[Exercise directions]: The lines to extract run from the first line of the material below to the line containing "Arial, Helvetica, sans-serif';", both included; leave the pictures behind.

(Rows from a dataset)
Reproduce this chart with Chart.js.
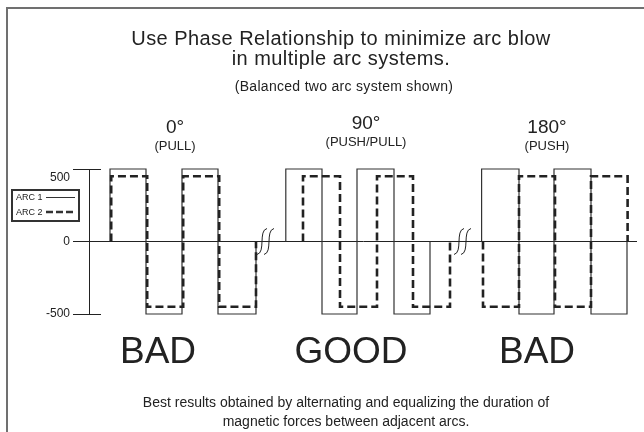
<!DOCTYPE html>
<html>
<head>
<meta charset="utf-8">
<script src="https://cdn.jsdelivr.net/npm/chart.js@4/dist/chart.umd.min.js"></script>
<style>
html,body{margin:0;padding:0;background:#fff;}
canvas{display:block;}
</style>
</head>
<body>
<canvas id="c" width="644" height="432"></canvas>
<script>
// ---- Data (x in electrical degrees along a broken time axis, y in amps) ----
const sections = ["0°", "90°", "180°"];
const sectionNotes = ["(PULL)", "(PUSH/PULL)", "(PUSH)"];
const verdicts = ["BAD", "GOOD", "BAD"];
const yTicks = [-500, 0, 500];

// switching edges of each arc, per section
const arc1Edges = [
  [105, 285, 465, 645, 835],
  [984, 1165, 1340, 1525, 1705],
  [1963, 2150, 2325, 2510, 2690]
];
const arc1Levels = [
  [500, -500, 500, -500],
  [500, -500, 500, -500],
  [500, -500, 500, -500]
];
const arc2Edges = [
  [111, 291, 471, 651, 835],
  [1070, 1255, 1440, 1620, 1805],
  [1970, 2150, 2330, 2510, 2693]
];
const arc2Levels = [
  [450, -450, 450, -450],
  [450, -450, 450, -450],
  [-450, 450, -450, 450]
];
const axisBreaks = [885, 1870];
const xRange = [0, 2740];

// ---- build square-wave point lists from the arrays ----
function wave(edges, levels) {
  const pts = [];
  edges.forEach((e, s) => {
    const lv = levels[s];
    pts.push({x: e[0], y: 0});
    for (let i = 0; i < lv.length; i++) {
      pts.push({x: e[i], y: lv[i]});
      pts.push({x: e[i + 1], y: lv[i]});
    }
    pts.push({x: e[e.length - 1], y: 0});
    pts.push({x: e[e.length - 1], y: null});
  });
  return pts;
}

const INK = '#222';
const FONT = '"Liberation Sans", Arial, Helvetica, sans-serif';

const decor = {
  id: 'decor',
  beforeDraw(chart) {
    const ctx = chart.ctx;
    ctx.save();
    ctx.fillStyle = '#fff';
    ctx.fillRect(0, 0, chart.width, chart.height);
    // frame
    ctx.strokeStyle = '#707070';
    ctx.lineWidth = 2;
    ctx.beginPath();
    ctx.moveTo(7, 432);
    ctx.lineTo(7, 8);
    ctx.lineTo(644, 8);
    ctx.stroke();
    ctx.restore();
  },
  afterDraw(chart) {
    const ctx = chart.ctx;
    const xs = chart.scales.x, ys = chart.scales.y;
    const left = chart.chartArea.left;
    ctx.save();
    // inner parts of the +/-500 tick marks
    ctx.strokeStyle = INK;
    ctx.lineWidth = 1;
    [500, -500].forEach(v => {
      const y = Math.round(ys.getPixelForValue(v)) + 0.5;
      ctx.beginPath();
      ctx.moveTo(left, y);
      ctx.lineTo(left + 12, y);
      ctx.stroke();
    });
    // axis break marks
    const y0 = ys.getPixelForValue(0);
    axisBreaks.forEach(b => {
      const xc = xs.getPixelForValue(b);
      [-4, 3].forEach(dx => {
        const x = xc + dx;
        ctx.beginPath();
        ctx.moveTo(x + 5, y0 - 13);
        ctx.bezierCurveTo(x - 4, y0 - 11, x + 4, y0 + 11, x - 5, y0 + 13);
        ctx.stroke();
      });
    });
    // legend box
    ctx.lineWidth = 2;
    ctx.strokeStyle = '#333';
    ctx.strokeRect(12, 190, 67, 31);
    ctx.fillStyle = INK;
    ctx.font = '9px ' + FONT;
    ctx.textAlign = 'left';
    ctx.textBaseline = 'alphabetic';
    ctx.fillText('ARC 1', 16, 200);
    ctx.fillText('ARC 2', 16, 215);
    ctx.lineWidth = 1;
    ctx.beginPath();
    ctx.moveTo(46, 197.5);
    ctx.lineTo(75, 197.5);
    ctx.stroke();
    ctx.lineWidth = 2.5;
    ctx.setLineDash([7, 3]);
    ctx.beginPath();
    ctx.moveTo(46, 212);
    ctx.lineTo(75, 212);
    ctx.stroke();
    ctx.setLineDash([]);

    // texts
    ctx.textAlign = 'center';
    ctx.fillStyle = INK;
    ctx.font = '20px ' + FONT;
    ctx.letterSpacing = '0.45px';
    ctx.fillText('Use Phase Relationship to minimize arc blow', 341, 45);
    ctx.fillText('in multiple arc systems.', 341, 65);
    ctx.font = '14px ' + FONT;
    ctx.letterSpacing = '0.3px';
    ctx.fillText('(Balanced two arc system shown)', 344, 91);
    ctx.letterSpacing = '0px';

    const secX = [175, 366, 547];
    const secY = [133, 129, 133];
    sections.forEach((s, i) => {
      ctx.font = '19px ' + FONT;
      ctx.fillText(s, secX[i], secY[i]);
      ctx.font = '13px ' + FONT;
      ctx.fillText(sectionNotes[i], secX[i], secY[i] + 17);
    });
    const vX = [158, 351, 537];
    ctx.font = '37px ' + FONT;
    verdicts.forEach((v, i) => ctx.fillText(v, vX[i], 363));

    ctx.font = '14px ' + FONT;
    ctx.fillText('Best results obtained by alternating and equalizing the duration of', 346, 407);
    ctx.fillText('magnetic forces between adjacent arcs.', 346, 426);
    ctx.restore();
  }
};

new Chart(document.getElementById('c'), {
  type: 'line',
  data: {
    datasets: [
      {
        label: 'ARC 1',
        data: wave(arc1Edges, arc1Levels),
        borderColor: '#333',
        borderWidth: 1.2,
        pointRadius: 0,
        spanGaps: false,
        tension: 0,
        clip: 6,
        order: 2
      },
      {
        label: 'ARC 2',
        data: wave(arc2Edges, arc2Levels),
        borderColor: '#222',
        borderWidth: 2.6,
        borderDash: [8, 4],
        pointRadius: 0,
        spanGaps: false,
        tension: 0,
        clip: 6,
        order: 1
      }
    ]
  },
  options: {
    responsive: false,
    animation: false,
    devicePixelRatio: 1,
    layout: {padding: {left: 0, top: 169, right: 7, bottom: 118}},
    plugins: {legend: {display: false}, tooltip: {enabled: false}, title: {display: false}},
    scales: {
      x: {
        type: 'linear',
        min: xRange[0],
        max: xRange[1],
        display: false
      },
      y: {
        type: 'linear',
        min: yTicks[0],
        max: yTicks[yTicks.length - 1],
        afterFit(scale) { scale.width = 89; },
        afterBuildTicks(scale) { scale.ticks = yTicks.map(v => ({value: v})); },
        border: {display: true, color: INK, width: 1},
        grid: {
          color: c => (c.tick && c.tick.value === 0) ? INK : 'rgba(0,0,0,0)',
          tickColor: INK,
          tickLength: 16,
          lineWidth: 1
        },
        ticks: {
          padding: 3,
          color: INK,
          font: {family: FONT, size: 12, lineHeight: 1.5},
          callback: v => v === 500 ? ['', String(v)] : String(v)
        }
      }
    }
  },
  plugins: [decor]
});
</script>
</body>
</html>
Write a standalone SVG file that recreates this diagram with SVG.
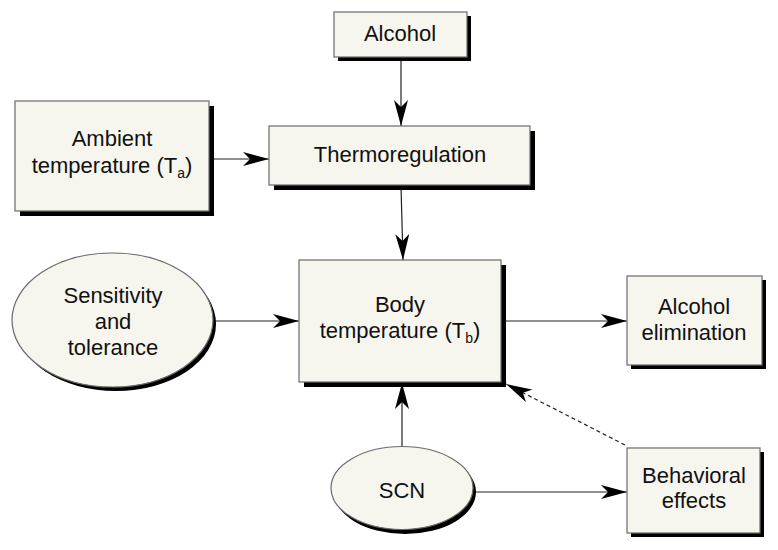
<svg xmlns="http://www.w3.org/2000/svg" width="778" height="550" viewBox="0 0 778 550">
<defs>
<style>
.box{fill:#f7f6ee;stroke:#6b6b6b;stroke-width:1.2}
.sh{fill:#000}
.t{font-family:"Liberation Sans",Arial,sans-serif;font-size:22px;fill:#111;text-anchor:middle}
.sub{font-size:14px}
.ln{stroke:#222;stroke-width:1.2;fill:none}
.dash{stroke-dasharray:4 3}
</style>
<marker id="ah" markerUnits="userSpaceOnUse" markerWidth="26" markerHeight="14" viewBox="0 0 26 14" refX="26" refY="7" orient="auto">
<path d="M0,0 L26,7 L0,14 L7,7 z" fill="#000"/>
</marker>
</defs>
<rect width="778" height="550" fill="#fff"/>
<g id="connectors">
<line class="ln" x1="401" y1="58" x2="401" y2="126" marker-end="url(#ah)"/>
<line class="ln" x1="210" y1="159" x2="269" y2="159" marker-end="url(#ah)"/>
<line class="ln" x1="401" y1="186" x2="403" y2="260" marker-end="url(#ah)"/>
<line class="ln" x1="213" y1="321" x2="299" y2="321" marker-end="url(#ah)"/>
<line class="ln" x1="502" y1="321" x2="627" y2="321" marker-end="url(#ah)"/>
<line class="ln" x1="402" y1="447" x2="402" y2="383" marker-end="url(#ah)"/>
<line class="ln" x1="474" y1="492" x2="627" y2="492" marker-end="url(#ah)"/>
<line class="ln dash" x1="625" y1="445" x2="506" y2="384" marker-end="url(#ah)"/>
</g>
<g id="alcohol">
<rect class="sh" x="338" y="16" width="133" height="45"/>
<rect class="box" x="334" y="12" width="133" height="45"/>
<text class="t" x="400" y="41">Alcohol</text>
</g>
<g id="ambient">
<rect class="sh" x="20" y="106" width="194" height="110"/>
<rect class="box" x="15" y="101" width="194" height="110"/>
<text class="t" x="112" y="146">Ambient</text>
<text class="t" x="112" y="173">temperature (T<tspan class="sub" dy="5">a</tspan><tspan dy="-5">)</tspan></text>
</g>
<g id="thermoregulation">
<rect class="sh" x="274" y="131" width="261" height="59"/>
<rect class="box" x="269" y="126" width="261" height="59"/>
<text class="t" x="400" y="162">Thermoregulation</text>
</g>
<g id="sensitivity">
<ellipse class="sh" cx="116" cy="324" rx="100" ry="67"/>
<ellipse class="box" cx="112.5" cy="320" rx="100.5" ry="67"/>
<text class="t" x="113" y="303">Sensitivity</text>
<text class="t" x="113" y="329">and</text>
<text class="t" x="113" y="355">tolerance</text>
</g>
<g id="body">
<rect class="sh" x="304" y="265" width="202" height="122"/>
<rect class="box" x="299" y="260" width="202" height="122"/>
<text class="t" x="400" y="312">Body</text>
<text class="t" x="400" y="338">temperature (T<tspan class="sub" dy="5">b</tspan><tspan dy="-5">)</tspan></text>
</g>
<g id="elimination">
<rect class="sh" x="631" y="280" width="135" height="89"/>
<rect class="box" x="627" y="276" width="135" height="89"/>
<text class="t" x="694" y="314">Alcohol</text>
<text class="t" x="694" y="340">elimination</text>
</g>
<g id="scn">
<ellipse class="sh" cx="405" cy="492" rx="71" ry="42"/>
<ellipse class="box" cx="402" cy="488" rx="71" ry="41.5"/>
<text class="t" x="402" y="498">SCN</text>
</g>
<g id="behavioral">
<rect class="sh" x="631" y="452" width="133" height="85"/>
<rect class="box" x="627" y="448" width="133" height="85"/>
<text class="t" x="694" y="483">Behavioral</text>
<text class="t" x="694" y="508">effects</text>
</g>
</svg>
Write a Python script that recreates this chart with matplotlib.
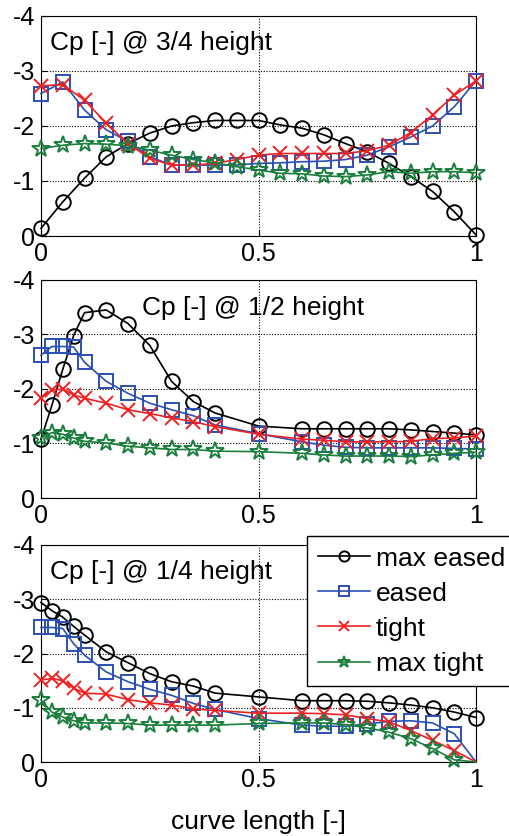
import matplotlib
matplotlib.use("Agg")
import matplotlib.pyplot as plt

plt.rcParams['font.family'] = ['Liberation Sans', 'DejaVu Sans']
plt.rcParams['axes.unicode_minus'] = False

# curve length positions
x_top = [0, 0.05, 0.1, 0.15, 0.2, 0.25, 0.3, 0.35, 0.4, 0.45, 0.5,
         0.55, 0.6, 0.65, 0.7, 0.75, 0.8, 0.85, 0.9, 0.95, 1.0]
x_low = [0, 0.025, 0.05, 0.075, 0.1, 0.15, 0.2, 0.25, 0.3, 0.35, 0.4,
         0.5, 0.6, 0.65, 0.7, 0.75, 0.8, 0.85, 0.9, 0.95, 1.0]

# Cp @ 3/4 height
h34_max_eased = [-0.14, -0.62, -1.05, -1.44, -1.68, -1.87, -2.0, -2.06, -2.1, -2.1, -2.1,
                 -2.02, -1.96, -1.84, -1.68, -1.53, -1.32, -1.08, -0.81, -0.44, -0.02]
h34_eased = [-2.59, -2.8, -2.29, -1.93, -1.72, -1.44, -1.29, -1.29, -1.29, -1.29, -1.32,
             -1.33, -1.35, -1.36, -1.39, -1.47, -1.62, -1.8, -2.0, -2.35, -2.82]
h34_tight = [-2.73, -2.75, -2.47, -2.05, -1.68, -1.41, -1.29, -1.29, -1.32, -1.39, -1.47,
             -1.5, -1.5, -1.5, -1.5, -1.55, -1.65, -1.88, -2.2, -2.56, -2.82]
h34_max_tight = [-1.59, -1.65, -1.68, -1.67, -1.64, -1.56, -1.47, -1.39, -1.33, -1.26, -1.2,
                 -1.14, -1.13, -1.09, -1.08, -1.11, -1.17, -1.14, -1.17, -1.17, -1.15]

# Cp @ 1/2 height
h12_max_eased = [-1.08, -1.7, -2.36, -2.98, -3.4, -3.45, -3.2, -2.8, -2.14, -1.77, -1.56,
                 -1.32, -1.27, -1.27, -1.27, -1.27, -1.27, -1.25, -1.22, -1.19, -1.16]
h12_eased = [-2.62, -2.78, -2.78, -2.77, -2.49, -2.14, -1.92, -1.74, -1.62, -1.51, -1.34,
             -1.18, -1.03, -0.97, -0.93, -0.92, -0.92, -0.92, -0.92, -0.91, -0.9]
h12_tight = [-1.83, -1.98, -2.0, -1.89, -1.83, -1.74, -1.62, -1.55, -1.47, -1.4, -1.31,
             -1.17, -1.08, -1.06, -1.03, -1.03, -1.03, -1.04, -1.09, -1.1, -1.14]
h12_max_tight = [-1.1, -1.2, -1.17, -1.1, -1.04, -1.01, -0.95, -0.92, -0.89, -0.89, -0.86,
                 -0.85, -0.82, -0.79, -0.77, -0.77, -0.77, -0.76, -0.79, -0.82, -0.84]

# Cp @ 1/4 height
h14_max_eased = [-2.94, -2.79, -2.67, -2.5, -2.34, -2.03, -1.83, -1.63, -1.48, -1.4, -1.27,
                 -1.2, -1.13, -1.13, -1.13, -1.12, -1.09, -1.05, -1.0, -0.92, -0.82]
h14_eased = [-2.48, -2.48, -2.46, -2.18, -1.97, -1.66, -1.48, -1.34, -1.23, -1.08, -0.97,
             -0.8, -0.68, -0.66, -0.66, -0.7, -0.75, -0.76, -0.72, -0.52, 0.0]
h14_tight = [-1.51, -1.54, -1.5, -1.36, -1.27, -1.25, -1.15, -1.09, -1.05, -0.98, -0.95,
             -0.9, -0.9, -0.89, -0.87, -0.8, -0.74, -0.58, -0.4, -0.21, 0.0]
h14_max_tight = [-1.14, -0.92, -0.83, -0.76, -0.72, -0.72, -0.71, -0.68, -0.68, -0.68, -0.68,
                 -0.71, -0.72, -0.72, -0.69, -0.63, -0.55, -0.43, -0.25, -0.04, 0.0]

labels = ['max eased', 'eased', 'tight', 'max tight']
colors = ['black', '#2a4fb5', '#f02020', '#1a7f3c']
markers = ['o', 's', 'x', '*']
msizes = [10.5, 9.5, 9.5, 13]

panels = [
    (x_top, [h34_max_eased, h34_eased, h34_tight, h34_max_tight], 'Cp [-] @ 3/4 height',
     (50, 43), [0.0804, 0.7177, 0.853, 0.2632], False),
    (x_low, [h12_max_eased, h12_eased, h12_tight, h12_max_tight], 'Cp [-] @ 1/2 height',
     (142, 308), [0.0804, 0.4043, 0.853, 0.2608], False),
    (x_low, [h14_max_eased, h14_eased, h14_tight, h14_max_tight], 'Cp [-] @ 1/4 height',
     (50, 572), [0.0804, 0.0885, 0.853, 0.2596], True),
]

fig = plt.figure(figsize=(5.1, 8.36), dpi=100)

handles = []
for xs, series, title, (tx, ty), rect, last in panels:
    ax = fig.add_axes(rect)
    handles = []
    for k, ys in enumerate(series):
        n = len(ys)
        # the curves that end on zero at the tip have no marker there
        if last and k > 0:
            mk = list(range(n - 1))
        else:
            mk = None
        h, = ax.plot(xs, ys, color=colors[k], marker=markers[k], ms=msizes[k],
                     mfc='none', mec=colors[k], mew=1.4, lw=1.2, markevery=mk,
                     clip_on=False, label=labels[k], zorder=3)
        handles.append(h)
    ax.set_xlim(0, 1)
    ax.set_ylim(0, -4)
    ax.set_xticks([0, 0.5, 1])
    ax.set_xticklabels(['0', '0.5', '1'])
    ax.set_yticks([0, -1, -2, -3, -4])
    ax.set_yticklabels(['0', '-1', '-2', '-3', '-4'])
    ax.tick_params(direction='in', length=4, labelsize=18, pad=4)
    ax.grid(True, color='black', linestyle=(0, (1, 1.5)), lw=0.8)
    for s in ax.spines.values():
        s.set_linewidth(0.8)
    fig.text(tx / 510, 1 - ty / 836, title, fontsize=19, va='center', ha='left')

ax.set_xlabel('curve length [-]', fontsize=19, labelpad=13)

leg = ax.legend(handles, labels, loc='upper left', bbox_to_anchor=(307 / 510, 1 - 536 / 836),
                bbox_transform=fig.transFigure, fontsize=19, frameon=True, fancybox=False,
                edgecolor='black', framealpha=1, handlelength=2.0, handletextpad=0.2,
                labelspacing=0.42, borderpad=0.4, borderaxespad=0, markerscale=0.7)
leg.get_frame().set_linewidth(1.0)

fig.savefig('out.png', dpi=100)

[Exercise answer]:
Reproduce this chart with Chart.js.
<!DOCTYPE html>
<html>
<head>
<meta charset="utf-8">
<script src="https://cdn.jsdelivr.net/npm/chart.js@4/dist/chart.umd.min.js"></script>
<style>
html,body{margin:0;padding:0;background:#fff;}
canvas{display:block;}
</style>
</head>
<body>
<canvas id="c" width="644" height="432"></canvas>
<script>
// ---- Data (x in electrical degrees along a broken time axis, y in amps) ----
const sections = ["0°", "90°", "180°"];
const sectionNotes = ["(PULL)", "(PUSH/PULL)", "(PUSH)"];
const verdicts = ["BAD", "GOOD", "BAD"];
const yTicks = [-500, 0, 500];

// switching edges of each arc, per section
const arc1Edges = [
  [105, 285, 465, 645, 835],
  [984, 1165, 1340, 1525, 1705],
  [1963, 2150, 2325, 2510, 2690]
];
const arc1Levels = [
  [500, -500, 500, -500],
  [500, -500, 500, -500],
  [500, -500, 500, -500]
];
const arc2Edges = [
  [111, 291, 471, 651, 835],
  [1070, 1255, 1440, 1620, 1805],
  [1970, 2150, 2330, 2510, 2693]
];
const arc2Levels = [
  [450, -450, 450, -450],
  [450, -450, 450, -450],
  [-450, 450, -450, 450]
];
const axisBreaks = [885, 1870];
const xRange = [0, 2740];

// ---- build square-wave point lists from the arrays ----
function wave(edges, levels) {
  const pts = [];
  edges.forEach((e, s) => {
    const lv = levels[s];
    pts.push({x: e[0], y: 0});
    for (let i = 0; i < lv.length; i++) {
      pts.push({x: e[i], y: lv[i]});
      pts.push({x: e[i + 1], y: lv[i]});
    }
    pts.push({x: e[e.length - 1], y: 0});
    pts.push({x: e[e.length - 1], y: null});
  });
  return pts;
}

const INK = '#222';
const FONT = '"Liberation Sans", Arial, Helvetica, sans-serif';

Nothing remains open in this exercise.